Trachythyone muricata Studer, 1876: 453.
Thyone recurvata Théel, 1886: 94, pl. 5 fig. 7, pl. 8 fig. 6. Cucumaria squamata Ludwig, 1898: 27 –28, pl. 1 figs 19–21. Trachythyone squamata.— Hernández, 1987: 163.
Remarks. Trachythyone muricata is the type species for Trachythyone Studer, 1876, and the Kerguelen Is are the type locality. The holotype of Trachythyone muricata (Museum fuer Naturkunde, Humboldt–Universitaet zu Berlin, ZMB 2252) is characterized by: fusiform elongate body, 70 mm long (90 mm long in Studer 1876), 12 mm mid-body diameter, long posterior taper; calcareous rugose body; tube feet cover body, hard, not retractile, no bare interradii; 10 dendritic tentacles, 2 ventral smaller; calcareous ring lacking posterior prolongations; body wall ossicles plates and cups; plates thick, single-layered, perforations small, some ridge thickenings but lacking knobs and spines, irregularly elongate, up to 596 µ m long; cups thick, deep, oval to rectangular, up to 88 µ m long, bluntly spinous rim, sometimes with bridges across rim. Trachythyone muricata is represented in the BANZARE collection by a single small specimen.
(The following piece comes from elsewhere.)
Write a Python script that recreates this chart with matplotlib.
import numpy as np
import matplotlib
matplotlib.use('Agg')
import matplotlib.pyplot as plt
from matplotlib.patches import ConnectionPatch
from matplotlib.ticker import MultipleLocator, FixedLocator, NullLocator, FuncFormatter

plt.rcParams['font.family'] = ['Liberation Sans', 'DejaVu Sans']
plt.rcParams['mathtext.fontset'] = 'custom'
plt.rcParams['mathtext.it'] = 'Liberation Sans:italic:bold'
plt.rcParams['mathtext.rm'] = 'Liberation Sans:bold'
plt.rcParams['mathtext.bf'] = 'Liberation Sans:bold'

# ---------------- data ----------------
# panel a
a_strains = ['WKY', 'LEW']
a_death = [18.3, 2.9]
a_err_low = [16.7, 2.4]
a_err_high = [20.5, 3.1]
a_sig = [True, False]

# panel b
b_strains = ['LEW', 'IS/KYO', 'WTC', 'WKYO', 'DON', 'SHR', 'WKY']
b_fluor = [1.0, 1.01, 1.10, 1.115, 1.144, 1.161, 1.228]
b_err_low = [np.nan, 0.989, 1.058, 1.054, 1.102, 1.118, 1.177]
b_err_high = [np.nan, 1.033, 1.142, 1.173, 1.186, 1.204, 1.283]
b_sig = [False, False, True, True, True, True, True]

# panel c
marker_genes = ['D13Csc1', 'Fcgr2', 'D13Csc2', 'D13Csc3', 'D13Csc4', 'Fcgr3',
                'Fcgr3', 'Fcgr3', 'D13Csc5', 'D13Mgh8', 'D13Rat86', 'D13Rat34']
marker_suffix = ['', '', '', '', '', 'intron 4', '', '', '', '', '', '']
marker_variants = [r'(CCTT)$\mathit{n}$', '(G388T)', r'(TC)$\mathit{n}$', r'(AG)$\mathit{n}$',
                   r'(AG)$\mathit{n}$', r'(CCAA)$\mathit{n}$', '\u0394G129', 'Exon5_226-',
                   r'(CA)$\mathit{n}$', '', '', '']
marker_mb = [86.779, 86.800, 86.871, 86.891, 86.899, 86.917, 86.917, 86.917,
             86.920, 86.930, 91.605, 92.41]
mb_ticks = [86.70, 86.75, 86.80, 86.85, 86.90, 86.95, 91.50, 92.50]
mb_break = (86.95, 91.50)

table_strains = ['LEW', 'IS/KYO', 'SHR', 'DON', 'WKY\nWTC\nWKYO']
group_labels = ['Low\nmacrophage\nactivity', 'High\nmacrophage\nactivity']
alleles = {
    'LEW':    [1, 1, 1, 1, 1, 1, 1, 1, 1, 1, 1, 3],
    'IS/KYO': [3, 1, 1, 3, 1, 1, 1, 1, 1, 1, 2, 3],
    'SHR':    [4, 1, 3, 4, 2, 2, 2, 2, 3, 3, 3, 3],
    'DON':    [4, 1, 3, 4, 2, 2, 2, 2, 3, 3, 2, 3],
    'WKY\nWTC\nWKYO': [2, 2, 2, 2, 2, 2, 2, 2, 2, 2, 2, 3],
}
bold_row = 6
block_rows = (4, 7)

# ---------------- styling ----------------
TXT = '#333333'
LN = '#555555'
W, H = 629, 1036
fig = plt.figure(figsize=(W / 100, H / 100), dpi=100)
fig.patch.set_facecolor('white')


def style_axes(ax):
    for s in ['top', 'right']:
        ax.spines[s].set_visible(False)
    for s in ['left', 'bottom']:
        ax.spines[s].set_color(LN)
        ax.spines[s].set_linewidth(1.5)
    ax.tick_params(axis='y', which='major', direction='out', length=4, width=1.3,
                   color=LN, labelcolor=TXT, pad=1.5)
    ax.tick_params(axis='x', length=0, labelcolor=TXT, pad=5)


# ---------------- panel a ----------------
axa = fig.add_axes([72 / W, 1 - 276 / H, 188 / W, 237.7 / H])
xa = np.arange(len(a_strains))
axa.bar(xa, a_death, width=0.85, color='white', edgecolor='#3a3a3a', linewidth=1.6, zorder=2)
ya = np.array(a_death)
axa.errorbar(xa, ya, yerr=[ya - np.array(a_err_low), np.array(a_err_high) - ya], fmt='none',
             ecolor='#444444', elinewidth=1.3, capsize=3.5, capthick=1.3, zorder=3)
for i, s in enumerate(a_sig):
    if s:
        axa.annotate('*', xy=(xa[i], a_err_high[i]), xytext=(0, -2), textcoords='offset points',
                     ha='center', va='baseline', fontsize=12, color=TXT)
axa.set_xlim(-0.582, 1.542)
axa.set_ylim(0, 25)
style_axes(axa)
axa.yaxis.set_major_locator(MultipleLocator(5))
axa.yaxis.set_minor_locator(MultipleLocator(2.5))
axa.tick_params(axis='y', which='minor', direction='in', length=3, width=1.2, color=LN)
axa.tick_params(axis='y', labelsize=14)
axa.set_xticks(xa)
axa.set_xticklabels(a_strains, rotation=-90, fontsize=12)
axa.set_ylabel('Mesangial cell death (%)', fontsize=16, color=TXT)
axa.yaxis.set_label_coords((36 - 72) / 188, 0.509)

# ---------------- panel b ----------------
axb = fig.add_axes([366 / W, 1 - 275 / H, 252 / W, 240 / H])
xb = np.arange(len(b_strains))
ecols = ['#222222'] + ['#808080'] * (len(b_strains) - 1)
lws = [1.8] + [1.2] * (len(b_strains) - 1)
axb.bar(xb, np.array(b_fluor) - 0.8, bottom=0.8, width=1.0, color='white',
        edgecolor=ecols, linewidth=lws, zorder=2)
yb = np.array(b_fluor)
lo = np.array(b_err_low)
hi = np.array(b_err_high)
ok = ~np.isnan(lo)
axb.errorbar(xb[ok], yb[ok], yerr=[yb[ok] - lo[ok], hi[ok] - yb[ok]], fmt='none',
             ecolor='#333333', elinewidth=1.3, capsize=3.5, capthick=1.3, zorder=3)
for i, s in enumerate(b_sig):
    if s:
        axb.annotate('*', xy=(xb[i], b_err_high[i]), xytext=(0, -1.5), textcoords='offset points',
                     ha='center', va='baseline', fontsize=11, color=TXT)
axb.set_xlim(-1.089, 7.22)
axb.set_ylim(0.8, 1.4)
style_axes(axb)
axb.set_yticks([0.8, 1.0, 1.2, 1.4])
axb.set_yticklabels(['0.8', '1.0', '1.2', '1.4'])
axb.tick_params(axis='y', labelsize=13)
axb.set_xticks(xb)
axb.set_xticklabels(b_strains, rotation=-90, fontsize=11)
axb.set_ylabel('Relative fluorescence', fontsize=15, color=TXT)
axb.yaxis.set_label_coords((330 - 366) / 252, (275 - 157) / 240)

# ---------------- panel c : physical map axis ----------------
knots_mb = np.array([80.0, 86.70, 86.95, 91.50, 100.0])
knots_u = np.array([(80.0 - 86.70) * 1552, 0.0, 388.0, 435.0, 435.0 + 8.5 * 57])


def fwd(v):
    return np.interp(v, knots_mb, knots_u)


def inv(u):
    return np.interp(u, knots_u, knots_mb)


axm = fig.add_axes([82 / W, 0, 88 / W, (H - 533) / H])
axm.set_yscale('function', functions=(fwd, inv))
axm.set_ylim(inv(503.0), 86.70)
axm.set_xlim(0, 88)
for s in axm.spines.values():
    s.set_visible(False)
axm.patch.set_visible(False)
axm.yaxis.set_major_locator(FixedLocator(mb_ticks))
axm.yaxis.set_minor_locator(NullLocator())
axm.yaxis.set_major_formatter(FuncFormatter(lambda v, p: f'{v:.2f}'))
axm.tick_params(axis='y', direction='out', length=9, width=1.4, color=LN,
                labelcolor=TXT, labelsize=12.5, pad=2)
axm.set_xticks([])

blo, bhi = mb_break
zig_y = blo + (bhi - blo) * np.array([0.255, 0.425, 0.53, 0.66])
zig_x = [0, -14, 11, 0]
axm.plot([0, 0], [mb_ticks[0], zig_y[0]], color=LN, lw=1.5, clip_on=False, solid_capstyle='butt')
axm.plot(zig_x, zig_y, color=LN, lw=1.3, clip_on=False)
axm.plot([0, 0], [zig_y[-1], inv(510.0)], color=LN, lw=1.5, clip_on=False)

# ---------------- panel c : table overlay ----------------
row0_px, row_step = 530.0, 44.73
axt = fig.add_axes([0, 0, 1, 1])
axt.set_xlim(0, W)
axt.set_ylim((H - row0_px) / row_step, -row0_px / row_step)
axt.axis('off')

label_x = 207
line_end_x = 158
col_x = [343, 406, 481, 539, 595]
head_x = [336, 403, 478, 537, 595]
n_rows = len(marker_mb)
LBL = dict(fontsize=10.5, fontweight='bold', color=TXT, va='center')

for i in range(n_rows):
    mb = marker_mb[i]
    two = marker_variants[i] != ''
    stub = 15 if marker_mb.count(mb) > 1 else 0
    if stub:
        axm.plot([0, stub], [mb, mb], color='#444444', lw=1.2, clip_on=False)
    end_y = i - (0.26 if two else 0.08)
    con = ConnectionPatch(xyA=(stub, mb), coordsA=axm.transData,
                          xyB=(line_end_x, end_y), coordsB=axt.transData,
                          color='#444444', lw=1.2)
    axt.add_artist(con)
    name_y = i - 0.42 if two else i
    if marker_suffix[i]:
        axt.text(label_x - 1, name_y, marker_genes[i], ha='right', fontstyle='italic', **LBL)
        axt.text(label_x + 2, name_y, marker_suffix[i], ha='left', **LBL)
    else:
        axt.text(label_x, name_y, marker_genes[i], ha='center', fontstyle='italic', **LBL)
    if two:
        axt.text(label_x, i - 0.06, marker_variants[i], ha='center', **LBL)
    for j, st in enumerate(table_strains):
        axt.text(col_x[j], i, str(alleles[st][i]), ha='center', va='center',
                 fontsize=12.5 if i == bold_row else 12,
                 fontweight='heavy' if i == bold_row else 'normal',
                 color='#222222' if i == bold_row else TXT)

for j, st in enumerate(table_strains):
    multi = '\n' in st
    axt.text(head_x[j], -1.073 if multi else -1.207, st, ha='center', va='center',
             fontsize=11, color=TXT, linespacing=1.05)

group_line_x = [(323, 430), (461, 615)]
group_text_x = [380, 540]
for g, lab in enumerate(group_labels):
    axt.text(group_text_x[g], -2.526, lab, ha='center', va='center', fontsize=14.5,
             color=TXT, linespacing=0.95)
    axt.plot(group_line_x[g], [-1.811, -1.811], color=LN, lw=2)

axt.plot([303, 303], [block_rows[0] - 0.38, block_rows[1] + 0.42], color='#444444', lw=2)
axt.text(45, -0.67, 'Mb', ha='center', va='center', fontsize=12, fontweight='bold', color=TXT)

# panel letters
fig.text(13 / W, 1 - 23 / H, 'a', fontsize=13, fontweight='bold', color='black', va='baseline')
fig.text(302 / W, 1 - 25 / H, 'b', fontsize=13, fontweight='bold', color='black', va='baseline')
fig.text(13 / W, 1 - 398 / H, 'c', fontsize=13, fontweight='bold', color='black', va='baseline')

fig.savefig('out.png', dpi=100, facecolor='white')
It is represented in the SAM collections from Heard I. by an 82 mm long specimen (SAM K 2302).
The description and figures for the single specimen of Thyone recurvata Théel, 1886 (type locality Kerguelen Is) are the same as the diagnostic characters of the type for Trachythyone muricata, and it is judged here to be a junior synonym. Cucumaria squamata Ludwig, 1898 was described for a single 30 mm long specimen from Betsy Cove (Kerguelen I.). The large smooth perforated plates and small rectangular bluntly spinous cups are diagnostically identical with the body wall ossicles of Trachythyone muricata, and it is judged here to be a junior synonym.
Ekman (1925) thought that Thyone muricata and Thyone recurvata (both with type locality Kerguelen Is) might be junior synonyms of Cucumaria parva Ludwig, 1874 (type locality Magellanic region; referred to Trachythyone by Panning 1949). Ekman (1927) subsequently listed Trachythyone muricata and Thyone recurvata as junior synonyms of Cucumaria parva. Ludwig & Heding (1935) distinguished Thyone muricata from their new species Cucumaria (Semperia) ekmani (type locality Kerguelen Is; synonymised above with Neopsolidium kerguelensis), but did not give an opinion on a relationship with Thyone recurvata. Panning (1964) also thought that Trachythyone muricata might be a junior synonym of Trachythyone parva. In a species list for Terre Adélie, Cherbonnier (1974 a) listed Trachythyone muricata as a junior synonym of Trachythyone parva. I have found Trachythyone bouvetensis (Ludwig & Heding, 1935) in both the Ross Sea (New Zealand Institute of Water and Atmospheric Research, NIWA) and Prydz Bay (NMV) collections, and anticipate that the Terre Adélie specimens are Trachythyone bouvetensis. A possible synonymy of the geographically widely separated species T. muricata and T. parva is rejected here since T. parva has: smaller size, up to 31 mm long (Perrier 1905); tube feet confined predominantly to radii, especially ventrally; tube feet not noticeably hard and non-retractile; smaller perforated plate ossicles, 150 µ m long (Perrier 1905).
The Antarctic and Sub-Antarctic species Trachythyone bouvetensis (type locality Bouvet I.) is covered dorsally and laterally by tube feet. It is distinguished from Trachythyone muricata by: distinct “belly” midbody, not fusiform; tube feet not noticeably hard, non-retractile; bare ventral interradii; large perforated plates (up to 520 µ m long) frequently with four larger central perforations, sometimes sharply to bluntly spinous at one end; cups and cupped crosses up to 96 µ m long, with long pointed spines.
The type species for the genus Trachythyone is completely covered by tube feet. Panning (1964) diagnosed the genus Trachythyone to include both radial only or overall distributions of tube feet. Trachythyone cynthiae sp. nov. and Trachythyone mackenzieae sp. nov. (above) have radial only series of tube feet. It is noted above that Neopsolidium Pawson is diagnostically very close to Trachythyone. Resolution of these systematic issues should await evidence from molecular genetic data.